Collected data entries
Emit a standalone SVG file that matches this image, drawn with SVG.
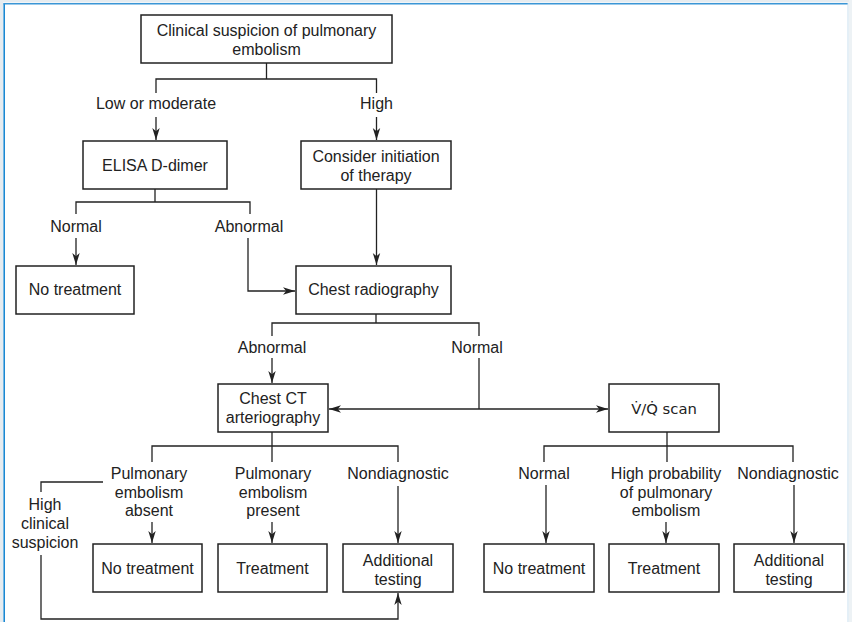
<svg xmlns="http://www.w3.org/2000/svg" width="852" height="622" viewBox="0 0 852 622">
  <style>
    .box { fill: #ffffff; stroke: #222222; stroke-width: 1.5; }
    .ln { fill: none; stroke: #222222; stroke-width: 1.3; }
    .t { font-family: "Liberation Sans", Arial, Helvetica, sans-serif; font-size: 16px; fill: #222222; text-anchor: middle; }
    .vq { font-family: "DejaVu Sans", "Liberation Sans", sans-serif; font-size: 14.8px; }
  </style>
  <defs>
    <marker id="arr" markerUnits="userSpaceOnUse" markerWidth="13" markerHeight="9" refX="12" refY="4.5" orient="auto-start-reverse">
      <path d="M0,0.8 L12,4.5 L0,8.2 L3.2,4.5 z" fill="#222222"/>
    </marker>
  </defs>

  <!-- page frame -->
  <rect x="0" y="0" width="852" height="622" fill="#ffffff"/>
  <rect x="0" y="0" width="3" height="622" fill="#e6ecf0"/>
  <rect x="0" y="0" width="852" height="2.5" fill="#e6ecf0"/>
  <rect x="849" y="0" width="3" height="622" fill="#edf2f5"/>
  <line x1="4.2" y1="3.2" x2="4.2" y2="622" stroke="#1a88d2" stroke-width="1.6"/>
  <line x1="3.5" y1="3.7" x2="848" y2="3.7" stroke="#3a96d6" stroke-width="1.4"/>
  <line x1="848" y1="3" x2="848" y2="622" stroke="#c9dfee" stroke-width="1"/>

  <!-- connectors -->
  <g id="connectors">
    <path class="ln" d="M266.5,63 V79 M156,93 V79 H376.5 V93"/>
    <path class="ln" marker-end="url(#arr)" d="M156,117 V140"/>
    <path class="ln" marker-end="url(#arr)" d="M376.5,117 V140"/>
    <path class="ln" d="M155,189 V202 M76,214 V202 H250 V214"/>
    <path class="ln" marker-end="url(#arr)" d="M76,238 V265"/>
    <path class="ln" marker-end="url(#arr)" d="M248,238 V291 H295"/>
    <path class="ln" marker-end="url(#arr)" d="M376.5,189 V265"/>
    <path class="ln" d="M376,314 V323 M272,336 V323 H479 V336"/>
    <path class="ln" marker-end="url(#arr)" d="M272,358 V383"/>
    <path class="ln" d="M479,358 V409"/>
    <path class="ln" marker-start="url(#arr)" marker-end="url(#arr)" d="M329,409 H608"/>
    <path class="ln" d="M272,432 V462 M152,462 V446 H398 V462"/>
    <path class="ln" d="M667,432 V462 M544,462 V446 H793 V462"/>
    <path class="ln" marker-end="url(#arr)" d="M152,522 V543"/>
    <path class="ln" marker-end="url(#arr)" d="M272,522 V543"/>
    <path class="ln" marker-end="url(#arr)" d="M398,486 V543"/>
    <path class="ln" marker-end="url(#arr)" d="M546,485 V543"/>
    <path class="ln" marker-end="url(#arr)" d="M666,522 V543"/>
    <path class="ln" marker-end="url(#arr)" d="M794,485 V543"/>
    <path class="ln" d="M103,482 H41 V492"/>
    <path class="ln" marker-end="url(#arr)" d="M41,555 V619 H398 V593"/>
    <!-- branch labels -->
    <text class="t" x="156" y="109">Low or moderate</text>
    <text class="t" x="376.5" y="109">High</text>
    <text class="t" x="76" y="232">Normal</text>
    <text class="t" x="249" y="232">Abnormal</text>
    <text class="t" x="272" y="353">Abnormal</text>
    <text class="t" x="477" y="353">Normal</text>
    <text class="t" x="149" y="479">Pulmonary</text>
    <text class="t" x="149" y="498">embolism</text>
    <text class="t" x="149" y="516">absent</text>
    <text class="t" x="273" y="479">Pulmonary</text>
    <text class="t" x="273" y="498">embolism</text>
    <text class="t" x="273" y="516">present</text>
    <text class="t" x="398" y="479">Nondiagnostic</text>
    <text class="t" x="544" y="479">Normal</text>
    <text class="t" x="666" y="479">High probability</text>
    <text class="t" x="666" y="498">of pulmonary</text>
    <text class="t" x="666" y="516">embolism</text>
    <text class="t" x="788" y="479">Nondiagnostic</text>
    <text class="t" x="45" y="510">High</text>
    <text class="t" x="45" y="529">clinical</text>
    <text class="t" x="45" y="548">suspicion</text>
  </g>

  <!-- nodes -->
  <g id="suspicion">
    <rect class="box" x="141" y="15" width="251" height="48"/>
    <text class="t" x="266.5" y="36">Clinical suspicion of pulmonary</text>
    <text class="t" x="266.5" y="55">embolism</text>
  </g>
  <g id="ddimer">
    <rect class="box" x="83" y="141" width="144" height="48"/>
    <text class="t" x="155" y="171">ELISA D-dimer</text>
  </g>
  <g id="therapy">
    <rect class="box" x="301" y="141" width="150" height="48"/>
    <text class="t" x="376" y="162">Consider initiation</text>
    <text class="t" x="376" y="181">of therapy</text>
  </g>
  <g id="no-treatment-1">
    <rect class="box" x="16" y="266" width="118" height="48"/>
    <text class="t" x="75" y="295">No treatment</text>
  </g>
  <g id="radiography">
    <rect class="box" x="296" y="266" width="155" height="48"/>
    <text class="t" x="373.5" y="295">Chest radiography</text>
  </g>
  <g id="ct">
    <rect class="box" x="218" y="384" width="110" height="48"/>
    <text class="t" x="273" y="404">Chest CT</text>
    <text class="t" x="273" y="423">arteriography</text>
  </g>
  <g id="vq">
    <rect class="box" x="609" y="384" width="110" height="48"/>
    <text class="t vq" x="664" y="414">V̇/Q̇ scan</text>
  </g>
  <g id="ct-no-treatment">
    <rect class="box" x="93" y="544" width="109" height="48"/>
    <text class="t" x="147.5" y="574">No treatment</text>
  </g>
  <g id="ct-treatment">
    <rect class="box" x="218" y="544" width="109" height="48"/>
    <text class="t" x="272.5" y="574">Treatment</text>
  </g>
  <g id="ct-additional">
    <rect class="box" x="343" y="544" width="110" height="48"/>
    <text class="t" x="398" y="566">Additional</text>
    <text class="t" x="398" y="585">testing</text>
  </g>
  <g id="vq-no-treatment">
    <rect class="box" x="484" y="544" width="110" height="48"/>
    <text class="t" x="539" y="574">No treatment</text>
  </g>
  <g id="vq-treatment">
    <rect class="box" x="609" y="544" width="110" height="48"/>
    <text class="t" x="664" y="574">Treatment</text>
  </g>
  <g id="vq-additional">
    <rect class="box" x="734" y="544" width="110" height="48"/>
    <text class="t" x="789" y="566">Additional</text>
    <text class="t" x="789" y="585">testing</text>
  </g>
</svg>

==

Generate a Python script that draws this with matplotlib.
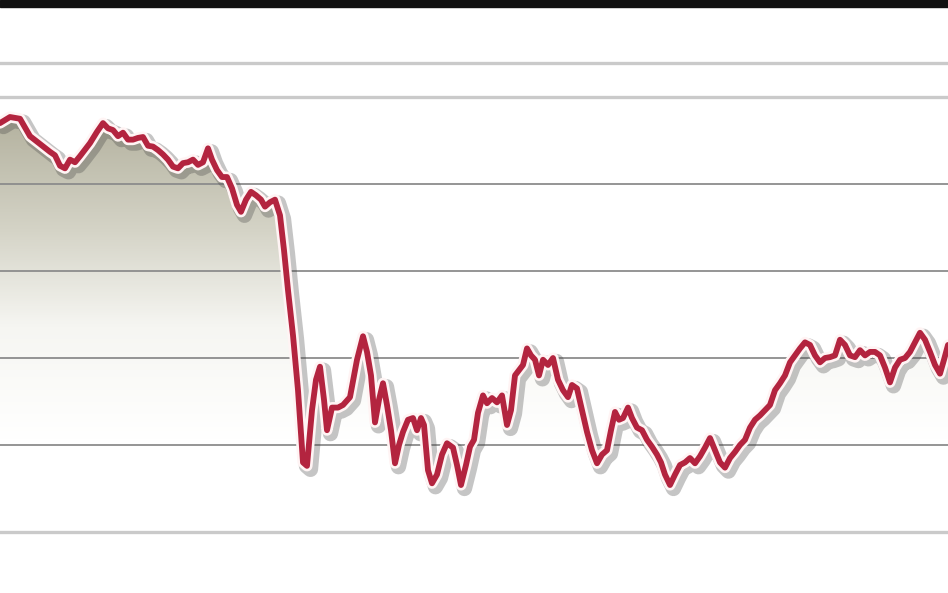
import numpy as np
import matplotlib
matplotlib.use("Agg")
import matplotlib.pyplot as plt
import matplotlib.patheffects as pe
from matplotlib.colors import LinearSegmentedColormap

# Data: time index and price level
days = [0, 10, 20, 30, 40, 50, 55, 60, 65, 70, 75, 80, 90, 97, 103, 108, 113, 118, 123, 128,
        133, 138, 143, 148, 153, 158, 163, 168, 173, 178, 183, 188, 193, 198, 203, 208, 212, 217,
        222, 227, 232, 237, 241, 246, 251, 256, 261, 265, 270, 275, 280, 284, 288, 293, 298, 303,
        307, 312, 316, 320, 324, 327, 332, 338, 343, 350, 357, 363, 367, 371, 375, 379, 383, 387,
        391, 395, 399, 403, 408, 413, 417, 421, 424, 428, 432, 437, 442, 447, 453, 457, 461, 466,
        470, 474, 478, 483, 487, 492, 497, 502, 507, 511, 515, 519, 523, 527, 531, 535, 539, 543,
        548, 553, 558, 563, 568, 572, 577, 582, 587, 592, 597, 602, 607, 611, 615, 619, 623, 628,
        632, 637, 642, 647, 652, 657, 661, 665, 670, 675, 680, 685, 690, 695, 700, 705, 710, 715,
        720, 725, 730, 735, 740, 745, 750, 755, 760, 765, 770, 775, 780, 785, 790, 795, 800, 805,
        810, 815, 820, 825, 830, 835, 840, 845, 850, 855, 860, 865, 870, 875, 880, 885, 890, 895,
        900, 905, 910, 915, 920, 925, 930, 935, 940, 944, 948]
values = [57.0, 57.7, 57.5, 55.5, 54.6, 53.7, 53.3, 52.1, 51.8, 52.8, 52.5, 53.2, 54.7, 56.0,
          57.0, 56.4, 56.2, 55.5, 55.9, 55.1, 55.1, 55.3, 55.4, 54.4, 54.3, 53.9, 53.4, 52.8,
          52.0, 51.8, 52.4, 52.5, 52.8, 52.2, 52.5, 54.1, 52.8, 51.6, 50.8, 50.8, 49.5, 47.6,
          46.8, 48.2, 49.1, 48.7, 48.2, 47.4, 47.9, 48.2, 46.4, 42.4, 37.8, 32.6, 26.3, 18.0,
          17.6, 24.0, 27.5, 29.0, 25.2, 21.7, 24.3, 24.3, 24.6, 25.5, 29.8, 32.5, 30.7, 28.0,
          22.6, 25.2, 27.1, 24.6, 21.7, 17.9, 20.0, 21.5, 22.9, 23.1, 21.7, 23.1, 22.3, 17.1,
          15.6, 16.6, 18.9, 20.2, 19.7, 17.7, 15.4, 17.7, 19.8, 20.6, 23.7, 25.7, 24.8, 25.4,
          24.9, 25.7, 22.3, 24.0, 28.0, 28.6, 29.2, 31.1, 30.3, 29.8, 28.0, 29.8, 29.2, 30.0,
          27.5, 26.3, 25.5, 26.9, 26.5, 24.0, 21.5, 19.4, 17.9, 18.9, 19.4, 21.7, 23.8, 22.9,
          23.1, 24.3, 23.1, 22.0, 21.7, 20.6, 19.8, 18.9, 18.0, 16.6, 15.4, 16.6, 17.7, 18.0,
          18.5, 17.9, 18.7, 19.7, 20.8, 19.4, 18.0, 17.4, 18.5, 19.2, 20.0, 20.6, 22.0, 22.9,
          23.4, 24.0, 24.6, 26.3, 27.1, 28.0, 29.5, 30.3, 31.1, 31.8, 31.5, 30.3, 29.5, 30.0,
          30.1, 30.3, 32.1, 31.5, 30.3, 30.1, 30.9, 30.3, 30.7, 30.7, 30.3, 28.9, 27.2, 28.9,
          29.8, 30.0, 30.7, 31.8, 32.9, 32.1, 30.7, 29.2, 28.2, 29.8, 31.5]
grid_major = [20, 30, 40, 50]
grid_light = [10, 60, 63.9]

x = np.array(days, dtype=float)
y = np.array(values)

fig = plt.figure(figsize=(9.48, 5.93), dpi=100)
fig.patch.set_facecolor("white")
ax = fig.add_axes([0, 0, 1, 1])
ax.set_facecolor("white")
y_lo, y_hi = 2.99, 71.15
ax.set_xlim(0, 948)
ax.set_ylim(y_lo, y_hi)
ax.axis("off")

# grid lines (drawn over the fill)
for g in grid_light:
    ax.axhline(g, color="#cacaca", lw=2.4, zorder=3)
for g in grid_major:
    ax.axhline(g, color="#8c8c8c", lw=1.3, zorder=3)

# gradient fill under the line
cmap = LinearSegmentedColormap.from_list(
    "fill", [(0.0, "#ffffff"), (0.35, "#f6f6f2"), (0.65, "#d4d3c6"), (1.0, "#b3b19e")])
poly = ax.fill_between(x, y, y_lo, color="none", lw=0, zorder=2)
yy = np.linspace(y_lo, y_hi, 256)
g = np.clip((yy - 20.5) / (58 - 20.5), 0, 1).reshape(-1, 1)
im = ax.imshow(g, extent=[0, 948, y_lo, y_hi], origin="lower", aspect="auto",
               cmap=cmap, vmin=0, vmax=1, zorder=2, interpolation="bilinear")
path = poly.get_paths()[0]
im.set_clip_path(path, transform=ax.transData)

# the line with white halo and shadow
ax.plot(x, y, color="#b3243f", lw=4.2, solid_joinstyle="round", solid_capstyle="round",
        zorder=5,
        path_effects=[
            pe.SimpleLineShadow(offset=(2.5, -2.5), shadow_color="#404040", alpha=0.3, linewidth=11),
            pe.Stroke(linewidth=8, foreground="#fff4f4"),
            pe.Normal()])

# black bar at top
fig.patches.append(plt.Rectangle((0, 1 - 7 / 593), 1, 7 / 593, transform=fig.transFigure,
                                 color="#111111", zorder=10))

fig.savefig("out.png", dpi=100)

> **Aim of the task**
Show all lines from the listing above in which "this" appears.

> **Written response**
Emit a standalone SVG file that matches this image, drawn with SVG.
Generate a Python script that draws this with matplotlib.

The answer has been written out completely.